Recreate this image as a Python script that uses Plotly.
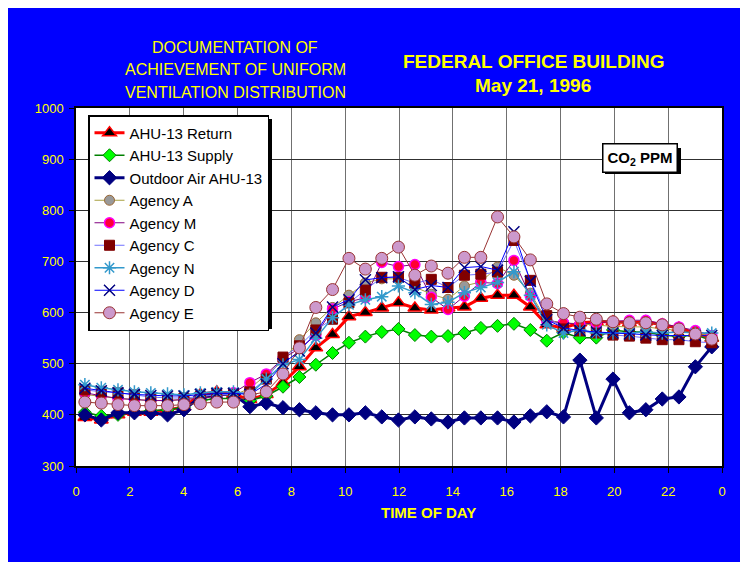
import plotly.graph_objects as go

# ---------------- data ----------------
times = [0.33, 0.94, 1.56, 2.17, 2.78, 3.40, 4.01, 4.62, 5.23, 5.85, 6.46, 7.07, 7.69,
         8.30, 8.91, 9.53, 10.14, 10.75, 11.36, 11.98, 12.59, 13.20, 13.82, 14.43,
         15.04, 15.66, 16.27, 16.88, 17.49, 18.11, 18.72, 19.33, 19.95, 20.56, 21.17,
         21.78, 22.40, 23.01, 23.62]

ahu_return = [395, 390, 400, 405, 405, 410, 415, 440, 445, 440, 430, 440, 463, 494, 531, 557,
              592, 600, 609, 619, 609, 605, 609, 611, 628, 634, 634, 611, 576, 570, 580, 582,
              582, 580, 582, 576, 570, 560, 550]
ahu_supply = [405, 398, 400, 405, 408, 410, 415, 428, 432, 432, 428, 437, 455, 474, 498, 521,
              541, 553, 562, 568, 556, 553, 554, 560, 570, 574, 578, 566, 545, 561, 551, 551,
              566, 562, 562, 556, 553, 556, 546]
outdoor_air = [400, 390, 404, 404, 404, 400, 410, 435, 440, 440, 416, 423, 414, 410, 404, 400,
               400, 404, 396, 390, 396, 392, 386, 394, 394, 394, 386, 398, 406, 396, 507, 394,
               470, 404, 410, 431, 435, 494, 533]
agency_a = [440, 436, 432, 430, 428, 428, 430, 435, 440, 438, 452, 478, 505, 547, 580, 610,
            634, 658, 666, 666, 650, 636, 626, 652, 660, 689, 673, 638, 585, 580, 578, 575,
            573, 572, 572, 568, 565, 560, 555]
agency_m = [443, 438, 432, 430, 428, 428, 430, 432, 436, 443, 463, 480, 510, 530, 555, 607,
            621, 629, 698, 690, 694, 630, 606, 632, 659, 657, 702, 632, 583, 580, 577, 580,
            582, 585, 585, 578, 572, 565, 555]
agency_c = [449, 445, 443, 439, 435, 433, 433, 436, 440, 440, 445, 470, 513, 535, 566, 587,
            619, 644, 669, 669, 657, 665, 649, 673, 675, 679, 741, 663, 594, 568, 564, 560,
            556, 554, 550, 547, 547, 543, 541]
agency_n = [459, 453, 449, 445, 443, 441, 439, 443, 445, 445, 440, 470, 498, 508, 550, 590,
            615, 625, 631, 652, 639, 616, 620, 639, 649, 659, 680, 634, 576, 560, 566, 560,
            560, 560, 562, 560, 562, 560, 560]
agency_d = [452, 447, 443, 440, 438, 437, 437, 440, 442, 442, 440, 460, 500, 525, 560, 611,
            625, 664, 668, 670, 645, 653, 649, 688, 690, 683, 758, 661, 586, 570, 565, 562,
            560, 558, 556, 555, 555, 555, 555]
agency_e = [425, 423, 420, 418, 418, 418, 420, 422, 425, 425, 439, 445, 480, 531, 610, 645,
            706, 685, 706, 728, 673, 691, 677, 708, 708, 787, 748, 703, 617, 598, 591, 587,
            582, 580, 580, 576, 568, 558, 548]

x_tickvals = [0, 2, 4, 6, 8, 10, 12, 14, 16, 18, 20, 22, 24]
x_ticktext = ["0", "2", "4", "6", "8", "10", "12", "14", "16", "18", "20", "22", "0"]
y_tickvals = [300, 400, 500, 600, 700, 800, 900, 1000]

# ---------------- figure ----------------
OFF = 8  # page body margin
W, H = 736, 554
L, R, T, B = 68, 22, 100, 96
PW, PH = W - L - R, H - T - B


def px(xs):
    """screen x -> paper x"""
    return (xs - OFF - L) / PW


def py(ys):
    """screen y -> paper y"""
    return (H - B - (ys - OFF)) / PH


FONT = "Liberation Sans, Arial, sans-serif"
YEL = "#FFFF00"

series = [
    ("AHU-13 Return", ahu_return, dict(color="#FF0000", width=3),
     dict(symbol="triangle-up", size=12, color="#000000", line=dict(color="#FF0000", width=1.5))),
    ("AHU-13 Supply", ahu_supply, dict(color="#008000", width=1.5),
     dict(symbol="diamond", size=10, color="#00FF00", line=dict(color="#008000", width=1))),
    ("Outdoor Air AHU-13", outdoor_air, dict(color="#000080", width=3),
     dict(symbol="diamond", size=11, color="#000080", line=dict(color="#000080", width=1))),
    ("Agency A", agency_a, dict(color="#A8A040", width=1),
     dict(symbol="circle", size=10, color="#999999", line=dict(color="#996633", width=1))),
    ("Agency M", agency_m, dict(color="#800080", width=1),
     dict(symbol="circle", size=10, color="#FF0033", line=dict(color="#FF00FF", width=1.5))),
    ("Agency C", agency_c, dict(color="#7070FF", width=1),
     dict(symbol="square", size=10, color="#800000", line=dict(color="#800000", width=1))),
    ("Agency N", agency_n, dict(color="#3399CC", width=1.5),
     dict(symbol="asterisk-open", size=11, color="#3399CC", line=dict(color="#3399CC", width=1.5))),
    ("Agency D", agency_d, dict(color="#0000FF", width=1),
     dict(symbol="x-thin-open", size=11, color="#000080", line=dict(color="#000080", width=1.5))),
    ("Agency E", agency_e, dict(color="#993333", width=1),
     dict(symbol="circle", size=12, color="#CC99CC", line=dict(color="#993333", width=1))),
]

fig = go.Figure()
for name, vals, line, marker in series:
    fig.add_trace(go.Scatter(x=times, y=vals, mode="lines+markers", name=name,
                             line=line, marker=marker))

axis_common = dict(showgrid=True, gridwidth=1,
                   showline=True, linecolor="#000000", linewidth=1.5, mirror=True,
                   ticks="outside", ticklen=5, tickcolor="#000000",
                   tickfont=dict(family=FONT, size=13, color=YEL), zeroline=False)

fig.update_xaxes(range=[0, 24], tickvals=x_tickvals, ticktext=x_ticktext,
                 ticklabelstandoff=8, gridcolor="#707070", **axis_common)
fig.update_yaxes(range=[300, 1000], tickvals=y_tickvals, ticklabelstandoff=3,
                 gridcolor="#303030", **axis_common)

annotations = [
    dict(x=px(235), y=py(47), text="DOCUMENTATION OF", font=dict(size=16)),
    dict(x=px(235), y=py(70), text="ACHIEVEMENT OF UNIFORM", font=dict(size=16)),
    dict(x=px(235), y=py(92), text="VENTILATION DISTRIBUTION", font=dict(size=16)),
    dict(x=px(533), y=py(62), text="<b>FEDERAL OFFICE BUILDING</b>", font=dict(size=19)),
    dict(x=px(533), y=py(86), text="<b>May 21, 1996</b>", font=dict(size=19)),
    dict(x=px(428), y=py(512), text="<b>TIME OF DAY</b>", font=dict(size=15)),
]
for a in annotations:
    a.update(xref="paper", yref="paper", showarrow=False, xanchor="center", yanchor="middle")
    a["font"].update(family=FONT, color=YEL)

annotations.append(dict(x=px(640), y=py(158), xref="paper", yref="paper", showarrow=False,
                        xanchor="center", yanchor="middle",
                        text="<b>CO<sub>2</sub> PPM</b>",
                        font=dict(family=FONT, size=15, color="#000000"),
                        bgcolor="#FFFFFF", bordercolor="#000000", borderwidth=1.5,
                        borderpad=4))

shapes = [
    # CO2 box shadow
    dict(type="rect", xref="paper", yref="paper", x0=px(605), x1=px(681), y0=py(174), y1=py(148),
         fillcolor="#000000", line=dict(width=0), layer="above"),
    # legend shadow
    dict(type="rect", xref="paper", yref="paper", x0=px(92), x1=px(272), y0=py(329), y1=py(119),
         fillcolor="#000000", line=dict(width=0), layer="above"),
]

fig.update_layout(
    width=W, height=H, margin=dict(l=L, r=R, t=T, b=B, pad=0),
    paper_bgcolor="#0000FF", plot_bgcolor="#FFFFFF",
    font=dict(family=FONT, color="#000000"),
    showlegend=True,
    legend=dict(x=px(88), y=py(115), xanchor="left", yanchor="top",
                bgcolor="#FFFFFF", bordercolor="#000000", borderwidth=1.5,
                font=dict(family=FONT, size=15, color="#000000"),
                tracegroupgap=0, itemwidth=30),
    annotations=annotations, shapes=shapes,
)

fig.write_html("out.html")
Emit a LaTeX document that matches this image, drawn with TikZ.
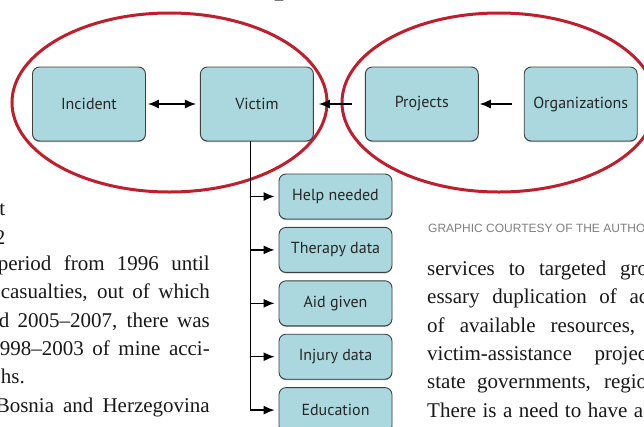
━━━━━━━━
* [EXERCISE GOAL] Write out exactly the opening lines of the data, stopping after the line that holds "21.78, 22.40, 23.01, 23.62]". Exclude pictures.

* [EXPECTED OUTPUT]
Recreate this image as a Python script that uses Plotly.
import plotly.graph_objects as go

# ---------------- data ----------------
times = [0.33, 0.94, 1.56, 2.17, 2.78, 3.40, 4.01, 4.62, 5.23, 5.85, 6.46, 7.07, 7.69,
         8.30, 8.91, 9.53, 10.14, 10.75, 11.36, 11.98, 12.59, 13.20, 13.82, 14.43,
         15.04, 15.66, 16.27, 16.88, 17.49, 18.11, 18.72, 19.33, 19.95, 20.56, 21.17,
         21.78, 22.40, 23.01, 23.62]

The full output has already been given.